Righteous Kill’s sole selling point is the teaming of Robert De Niro and Al Pacino—billed as “the two greatest actors of their generation” in the TV trailers (I’m curious where Peter O’Toole fits into this equation). What the film’s advertising fails to mention is that theirs isn’t the picture’s only reunion, as Pacino and director Jon Avnet worked together on the egregiously terrible 88 Minutes (2008).
The biggest disappointment involved with Righteous Kill isn’t that the two leads phone-in their performances (we don’t even get a patented Pacino shout-a-thon). It’s that the movie is never as unintentionally hilarious as 88 Minutes. There are no exploding cars, no babe-magnet octogenarians, no runaway fire trucks and no murderous lesbians. What the two movies do have in common is their convoluted, largely incoherent nature. Righteous Kill offers a plot that’s just as pointless and inane as that of 88 Minutes, but it’s wrapped up in a self-serious tone due to its “important” actors.
The movie follows two aging detectives, Turk (De Niro) and Rooster (Pacino)—one can only think the latter is so named due to his parrot-like haircut. The film starts with Turk’s confession to the crime of knocking off a handful of criminals vigilante-style, before flashing back in order to show how we got to this point. The movie’s insistence at attempting to be nonlinear causes all kinds of problems, not the least of which is Avnet’s inability to piece these flashbacks together coherently. It takes a good third of the movie just to get your bearings. On top of that, the idea that he and writer Russell Gewirtz—who somehow wrote Spike Lee’s Inside Man (2006)—have given you the answer to the film’s big mystery in the first 10 minutes becomes such an obvious red herring that it’s none too difficult to figure out who the culprit really is. After that, it’s only a matter of the rest of the cast figuring it out a good 45 minutes after the audience already has.

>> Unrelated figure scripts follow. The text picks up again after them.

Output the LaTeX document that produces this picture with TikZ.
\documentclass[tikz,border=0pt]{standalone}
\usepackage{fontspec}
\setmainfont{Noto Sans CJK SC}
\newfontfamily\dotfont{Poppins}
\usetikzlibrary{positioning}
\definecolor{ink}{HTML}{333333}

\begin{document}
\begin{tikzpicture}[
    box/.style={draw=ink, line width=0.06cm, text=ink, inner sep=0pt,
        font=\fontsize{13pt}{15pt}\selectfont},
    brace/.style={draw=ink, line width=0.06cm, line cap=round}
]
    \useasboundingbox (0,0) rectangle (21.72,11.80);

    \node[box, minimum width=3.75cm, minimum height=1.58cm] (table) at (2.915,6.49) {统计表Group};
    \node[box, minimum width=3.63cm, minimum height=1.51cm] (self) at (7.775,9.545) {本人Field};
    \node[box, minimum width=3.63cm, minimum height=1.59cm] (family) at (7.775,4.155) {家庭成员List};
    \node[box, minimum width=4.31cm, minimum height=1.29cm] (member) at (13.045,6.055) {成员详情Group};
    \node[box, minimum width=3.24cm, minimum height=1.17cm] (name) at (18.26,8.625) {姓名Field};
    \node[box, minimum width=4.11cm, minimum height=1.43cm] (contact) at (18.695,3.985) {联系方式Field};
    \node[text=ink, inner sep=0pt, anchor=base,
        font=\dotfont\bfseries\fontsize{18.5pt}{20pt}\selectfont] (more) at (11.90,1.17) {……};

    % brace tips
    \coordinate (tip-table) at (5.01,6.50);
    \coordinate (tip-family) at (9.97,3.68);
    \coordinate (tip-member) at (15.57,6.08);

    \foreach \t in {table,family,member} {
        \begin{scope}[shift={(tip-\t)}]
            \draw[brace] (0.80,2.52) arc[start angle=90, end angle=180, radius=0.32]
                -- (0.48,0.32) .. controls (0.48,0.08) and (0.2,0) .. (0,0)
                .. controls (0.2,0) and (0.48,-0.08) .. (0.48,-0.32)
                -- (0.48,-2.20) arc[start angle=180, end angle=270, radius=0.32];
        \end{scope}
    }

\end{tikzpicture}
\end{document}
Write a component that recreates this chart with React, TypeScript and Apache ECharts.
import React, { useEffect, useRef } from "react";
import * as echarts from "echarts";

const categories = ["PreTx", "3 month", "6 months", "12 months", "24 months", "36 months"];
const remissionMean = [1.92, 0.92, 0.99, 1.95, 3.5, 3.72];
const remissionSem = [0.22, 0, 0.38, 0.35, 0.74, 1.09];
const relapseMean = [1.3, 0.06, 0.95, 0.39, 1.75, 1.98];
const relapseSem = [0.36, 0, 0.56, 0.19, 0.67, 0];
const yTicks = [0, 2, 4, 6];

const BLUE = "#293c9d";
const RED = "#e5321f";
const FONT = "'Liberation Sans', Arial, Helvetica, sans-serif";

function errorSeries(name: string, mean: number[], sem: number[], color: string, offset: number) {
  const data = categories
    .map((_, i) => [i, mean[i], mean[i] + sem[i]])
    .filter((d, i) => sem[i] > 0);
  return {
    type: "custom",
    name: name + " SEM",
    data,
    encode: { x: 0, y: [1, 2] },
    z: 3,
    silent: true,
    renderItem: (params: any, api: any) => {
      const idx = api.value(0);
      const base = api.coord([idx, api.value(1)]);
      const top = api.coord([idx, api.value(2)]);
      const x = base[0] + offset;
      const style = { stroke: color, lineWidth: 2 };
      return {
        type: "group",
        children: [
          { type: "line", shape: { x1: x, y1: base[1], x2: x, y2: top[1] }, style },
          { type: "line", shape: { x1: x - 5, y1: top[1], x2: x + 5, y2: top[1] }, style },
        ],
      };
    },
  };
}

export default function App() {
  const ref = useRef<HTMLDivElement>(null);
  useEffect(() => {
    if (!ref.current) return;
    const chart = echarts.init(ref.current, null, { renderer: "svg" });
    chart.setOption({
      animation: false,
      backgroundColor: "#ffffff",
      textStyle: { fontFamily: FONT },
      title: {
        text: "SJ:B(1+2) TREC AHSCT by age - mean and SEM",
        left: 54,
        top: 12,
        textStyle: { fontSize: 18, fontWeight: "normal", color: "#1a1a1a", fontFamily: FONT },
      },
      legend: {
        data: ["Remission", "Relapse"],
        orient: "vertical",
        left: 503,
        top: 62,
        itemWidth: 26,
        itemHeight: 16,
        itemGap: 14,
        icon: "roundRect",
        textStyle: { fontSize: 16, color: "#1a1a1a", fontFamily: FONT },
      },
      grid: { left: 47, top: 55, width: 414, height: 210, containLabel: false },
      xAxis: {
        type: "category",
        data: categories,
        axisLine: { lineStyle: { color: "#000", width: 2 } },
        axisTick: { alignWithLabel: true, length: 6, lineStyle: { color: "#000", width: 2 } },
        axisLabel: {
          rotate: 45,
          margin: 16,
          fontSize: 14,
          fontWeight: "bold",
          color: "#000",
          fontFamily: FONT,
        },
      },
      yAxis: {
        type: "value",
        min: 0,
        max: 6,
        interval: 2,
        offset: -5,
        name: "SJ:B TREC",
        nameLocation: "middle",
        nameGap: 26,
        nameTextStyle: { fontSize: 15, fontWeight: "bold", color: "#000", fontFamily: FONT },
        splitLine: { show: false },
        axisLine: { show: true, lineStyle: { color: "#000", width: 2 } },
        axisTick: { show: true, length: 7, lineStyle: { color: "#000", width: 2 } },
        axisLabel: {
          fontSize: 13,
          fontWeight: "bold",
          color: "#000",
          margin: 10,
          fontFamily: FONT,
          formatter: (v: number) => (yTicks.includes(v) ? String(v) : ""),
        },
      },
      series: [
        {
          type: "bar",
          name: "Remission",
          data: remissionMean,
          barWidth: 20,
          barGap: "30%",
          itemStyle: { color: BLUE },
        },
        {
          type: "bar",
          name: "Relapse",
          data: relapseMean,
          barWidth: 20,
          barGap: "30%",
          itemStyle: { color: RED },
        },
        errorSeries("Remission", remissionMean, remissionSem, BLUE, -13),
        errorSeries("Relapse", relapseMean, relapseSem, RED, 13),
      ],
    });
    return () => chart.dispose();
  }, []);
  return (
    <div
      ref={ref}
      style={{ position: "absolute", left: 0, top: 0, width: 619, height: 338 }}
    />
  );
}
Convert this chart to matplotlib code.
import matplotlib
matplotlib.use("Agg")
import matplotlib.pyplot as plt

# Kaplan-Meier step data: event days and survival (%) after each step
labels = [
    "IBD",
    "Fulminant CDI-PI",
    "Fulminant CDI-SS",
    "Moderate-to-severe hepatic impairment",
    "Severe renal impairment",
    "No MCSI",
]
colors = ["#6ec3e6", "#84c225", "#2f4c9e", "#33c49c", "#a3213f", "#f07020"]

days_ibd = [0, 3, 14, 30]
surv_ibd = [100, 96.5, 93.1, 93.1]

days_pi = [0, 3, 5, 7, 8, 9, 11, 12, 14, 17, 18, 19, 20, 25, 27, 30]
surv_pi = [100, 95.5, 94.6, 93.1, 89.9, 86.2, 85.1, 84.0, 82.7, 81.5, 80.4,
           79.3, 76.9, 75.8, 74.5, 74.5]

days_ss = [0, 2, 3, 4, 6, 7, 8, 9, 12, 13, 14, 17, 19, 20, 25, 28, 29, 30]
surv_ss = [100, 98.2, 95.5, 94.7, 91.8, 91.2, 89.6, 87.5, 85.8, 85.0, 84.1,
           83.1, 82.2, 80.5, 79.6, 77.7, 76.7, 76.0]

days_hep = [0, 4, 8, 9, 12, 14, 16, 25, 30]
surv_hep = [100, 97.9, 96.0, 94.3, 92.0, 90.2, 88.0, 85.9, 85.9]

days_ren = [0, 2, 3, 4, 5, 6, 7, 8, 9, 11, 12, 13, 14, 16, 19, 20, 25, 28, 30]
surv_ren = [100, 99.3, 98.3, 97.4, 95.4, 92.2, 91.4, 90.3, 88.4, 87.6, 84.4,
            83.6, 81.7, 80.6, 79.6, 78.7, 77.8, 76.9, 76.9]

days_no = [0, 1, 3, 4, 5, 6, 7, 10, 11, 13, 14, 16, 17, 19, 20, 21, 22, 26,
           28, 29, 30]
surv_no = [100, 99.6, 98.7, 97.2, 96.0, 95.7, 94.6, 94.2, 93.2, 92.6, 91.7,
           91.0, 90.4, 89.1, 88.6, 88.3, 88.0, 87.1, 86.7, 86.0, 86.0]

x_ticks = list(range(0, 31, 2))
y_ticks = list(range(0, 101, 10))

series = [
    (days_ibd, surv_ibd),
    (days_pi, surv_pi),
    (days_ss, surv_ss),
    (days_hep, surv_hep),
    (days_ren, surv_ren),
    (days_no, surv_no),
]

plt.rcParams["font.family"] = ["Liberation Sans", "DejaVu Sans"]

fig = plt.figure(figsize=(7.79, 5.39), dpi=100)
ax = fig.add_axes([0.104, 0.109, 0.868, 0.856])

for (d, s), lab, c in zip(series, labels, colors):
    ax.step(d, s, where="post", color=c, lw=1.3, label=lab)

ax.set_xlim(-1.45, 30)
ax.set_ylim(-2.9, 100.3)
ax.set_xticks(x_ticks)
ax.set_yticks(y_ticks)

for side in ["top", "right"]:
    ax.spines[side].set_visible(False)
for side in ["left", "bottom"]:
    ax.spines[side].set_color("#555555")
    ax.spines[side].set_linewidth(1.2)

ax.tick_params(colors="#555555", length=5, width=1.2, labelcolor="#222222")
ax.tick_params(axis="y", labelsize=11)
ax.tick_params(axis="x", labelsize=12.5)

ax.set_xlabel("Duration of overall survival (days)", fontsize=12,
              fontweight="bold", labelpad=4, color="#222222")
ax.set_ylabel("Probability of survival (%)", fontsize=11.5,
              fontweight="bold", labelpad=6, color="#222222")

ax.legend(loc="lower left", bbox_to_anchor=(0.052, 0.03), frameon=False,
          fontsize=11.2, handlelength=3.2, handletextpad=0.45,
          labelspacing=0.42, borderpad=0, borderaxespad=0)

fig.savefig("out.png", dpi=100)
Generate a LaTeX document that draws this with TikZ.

Add in subplots about a couple of other detectives (John Leguizamo and Donnie Wahlberg), a kinky forensics detective (Carla Gugino) and her awkward sexual relationship with Turk and a shady club owner (Curtis “50 Cent” Jackson)—all of which go nowhere—and the movie becomes an exercise in convoluted incoherence and a pale sketch of half-baked Scorsese by way of The Usual Suspects (1995).
But the real appeal is supposed to be De Niro and Pacino back together on screen for the first time since Michael Mann’s Heat (1995). And while they can be excellent actors when given some material to work with, the movie follows their recent trends of just cruising on their reputations and on-screen personas—which is especially disappointing after De Niro’s turn in Matthew Vaughn’s Stardust (2007). Neither seem more interested in anything other than a paycheck. I can’t blame them, however, since even at their best they couldn’t have saved this stinker of a film.
Avnet does the actors no favors, seeming to constantly dwell on the pair’s glory days during the ‘70s and ‘80s. It was a mistake he made in 88 Minutes as well, making Pacino a womanizing heartthrob who instead came across as a creepy old man. Righteous Kill opens with the two firing assault rifles and pumping iron. This, combined with the film’s tough-guy posturing, makes them seem like little kids playing dress up. While all the phony machismo that’s grafted onto the twosome leads to the film’s best unintentional laugh—featuring a Pacino body double jumping a banister and going down a hole—it’s ultimately tiresome. It’s a pity, too, since the two are worthy of better. But then again, their fans would probably like to see a little more prudence when picking their roles. Rated R for violence, pervasive language, some sexuality and brief drug use.